I quickly discovered that the table next to ours at the show was occupied by a local Amiga user’s group. I had seen Amiga graphics in computer magazines, but hadn’t seen an Amiga computer in person before. I believe the user group had two or three Amiga 1000 computers set up at their table. While I’m sure the group cycled through many different games and demos throughout the day, there were three that caught my attention and have stuck with me to this day.
The first was the classic Amiga demo, Boing. It would be difficult (if not impossible) to explain to anyone who didn’t grow up on 8-bit computers how amazing it was to watch a red and white checkered ball bounce back and forth across a computer screen. The booming sounds played in stereo each time the ball bounced gave the spinning sphere a sensation of mass. I watched the Boing demo that day longer than I care to admit — and it’s not as if I was expecting the ball to do something new. The way it bounced, the smoothness of the rotation, the realistic sounds it generated… that was enough. As unimpressive as it might seem today, every 8-bit computer owner who saw that demo knew we were witnessing something our computers couldn’t do — and the Amiga could do it while multitasking. A new age had arrived.
The second thing I remember from that day wasn’t something I saw, but rather something I heard — an Amiga 1000 playing Axel F, the theme from Beverly Hills Cop. The Commodore 64’s audio output, powered by its three-voice SID chip, put most of its 8-bit contemporaries to shame. Hearing an Amiga belting out MOD tunes (with digital samples and in stereo) was like experiencing something from the future. The Amiga has a unique tone that any fan of the system can instantly recognize. I didn’t know what that tingly feeling in my tummy was at the time, but it turned out to be love. The guys at the table had Axel F playing on a loop for hours that day, and I never got tired of hearing it. (My mom probably did.)

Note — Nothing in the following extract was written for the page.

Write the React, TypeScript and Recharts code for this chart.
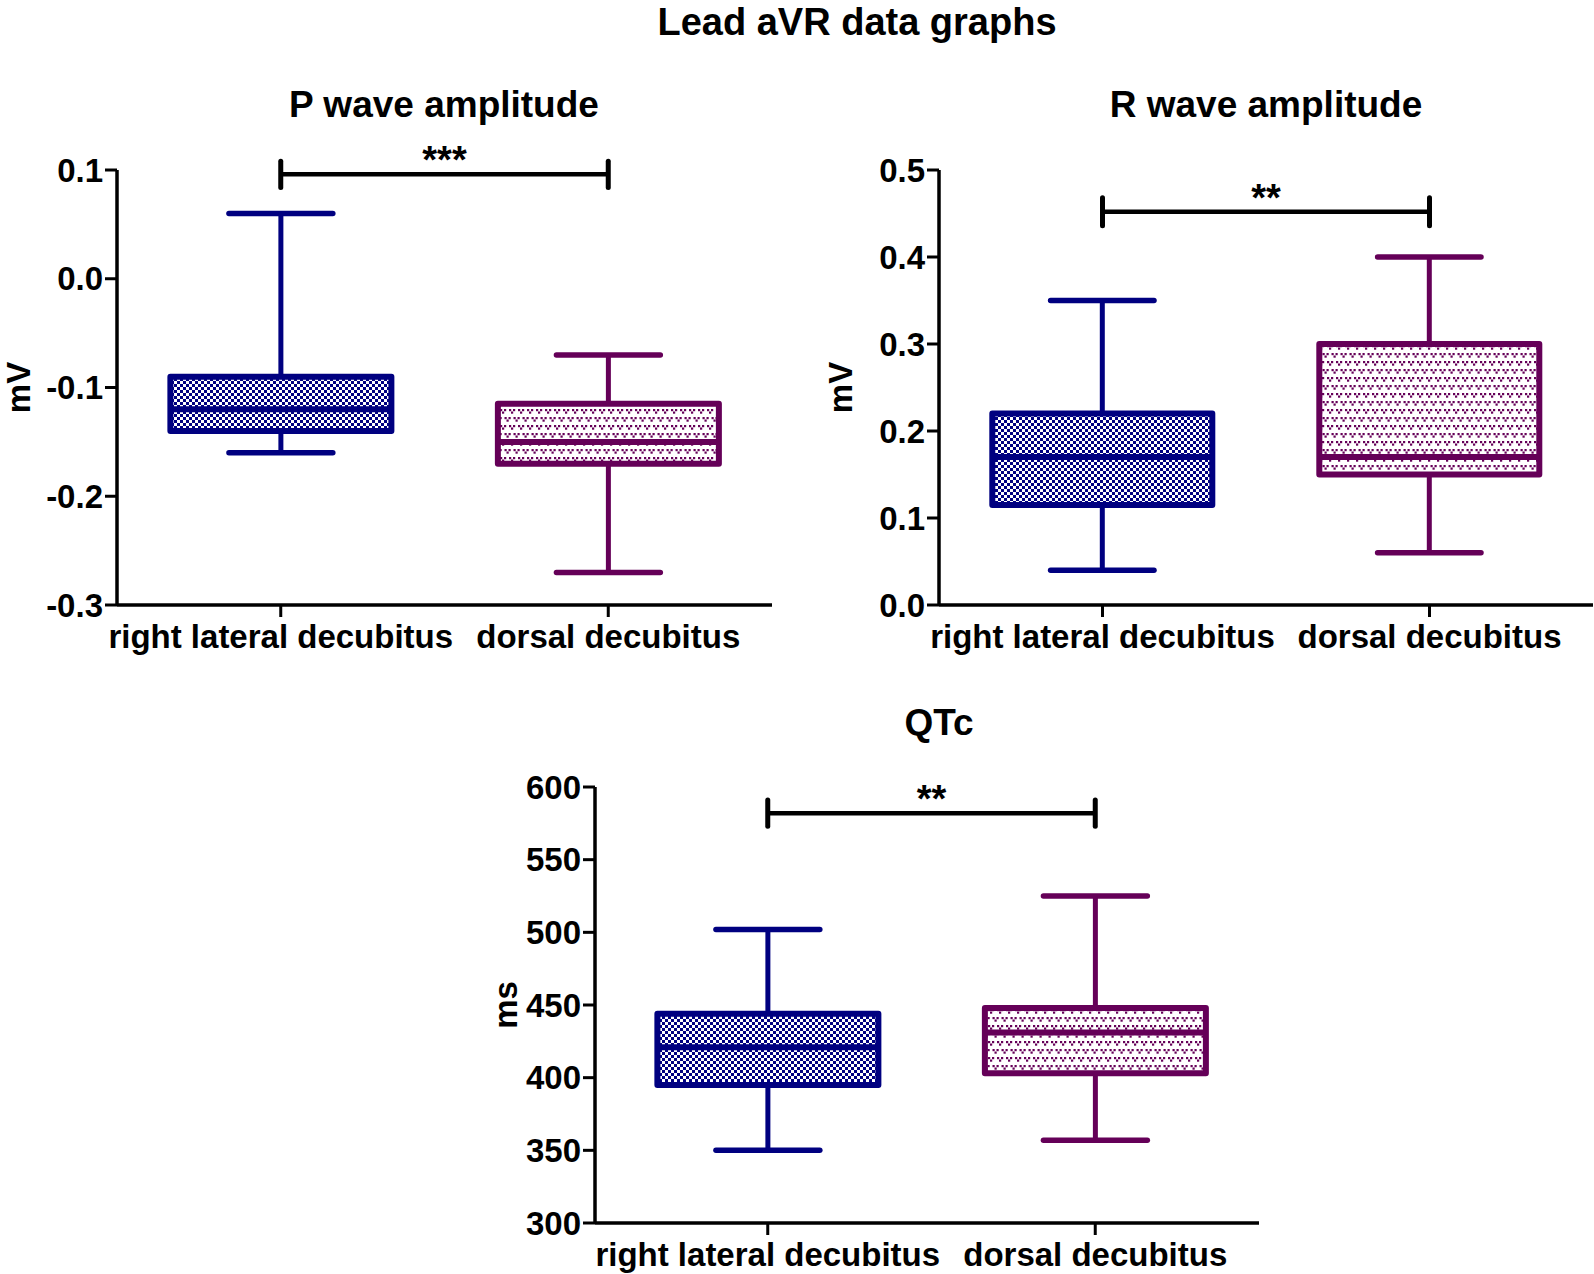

The third thing I saw that day was a game called Mind Walker, which was, I believe, the first Amiga game I ever played. One of the guys at the table tried to explain to me the game’s complicated backstory (it takes place inside the brain of a mental patient) and all the strategy involved at navigating the world map, but I didn’t understand (or particularly care) about any of that at the time. The platform portion of Mind Walker takes place in a three-dimensional landscape. The characters within the game shoot lightning, which manifests itself in the Amiga’s speakers as realistic-sounding electricity. At some point, my character fell into a kaleidoscope of color, grasping for the walls with his hands out in front of him. I didn’t understand a lick of what was going on, but I enjoyed it all the same. I loved the fact that the game was complicated, something more than a typical arcade port. I knew the Amiga would usher in not only better games, but entirely new genres of gaming. And it did.
That morning when we arrived at the show and were setting up our table, I had secretly (and selfishly) hoped that some of the Commodore 64 games we had brought wouldn’t sell. (Whatever didn’t sell, I reasoned, I might inherit!) But the more time I spent at the next table over, drooling in front of that Amiga 1000 with its amazing sounds and graphics, the less important those Commodore 64 games seemed. By the end of the day I had already done the math — if I skipped lunch for all of 8th and 9th grade, I would have saved enough lunch money to buy my own Amiga by the time I was a sophomore. That didn’t happen, of course. (My school’s cafeteria made a mean taco pizza.) Despite my Amiga dreams, I remained a loyal Commodore 64 owner for another five or six years, and it wasn’t until a friend of mine finally upgraded that I was able to experience first hand the power of the Amiga.